How to generate $3 \times 3$ integer matrices with integer eigenvalues?

How about the following:

1. Pick a diagonal matrix $\Lambda$ with integer diagonal entries. The eigenvalues will be multiples of these.
2. Pick a matrix $V$ with integer entries so that $V$ is invertible, $\det(V)\neq 0$.
3. Form $A=\det(V)V\Lambda V^{-1}$.

$A$ is guaranteed to have integer entries. One formula for the inverse of $V$ is $V^{-1}=\frac{1}{\det(V)}\mathrm{adj}(V)$ where $\mathrm{adj}(V)$ is the adjugate of $V$. The adjugate has integer entries since the entries are determinants of minors of $V$.

The eigenvalues of $A$ are the diagonal entries of $\Lambda$ scaled by $\det(V)$. Note that you can always pick $V$ to have a unit determinant. For example, choose $V$ as upper Hessenberg with 1's on the first subdiagonal. Then the upper right corner entry can be used to control the determinant and ensure it is $\pm 1$ (or any other desired value).

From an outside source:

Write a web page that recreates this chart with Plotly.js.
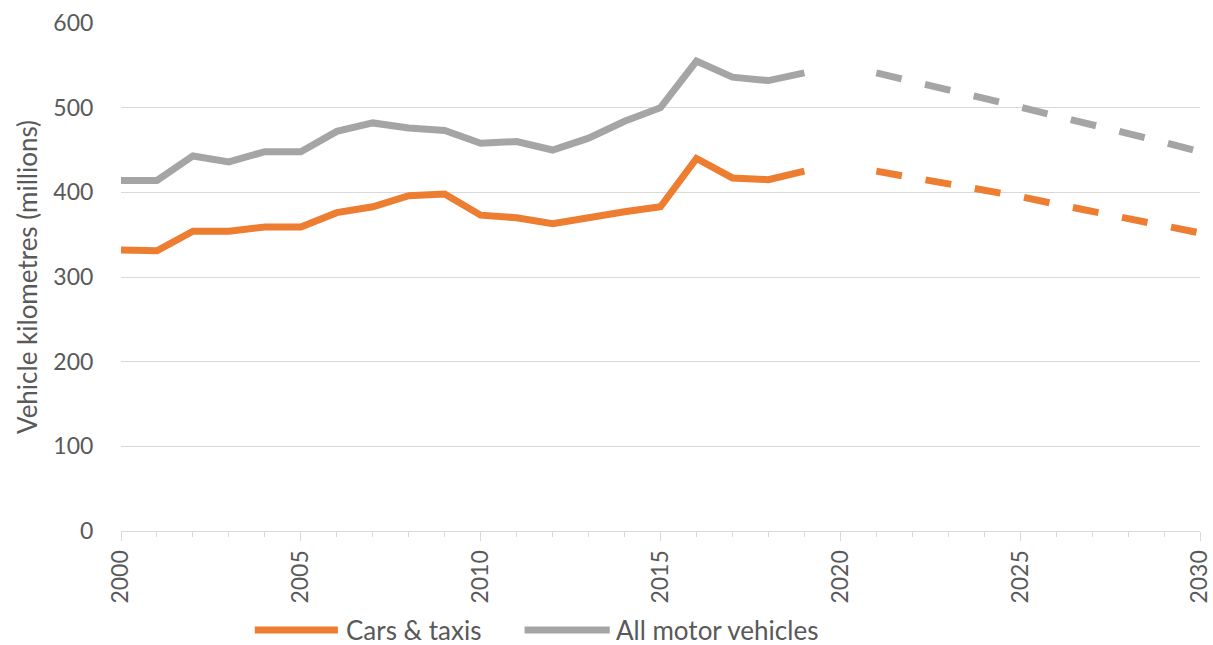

As an example, take $\Lambda=\left[\begin{array}{ccc}17&0&0\\0&-2&0\\0&0&3\end{array}\right]$ and $V=\left[\begin{array}{ccc}2&3&x\\1&-1&5\\0&1&1\end{array}\right]$. Then $\det(V)=-15+x$ so we can choose $x=16$ to get $\det(V)=1$. The result is $A=\left[\begin{array}{ccc}-150&334&778\\-89&195&464\\5&-10&-27\end{array}\right]$.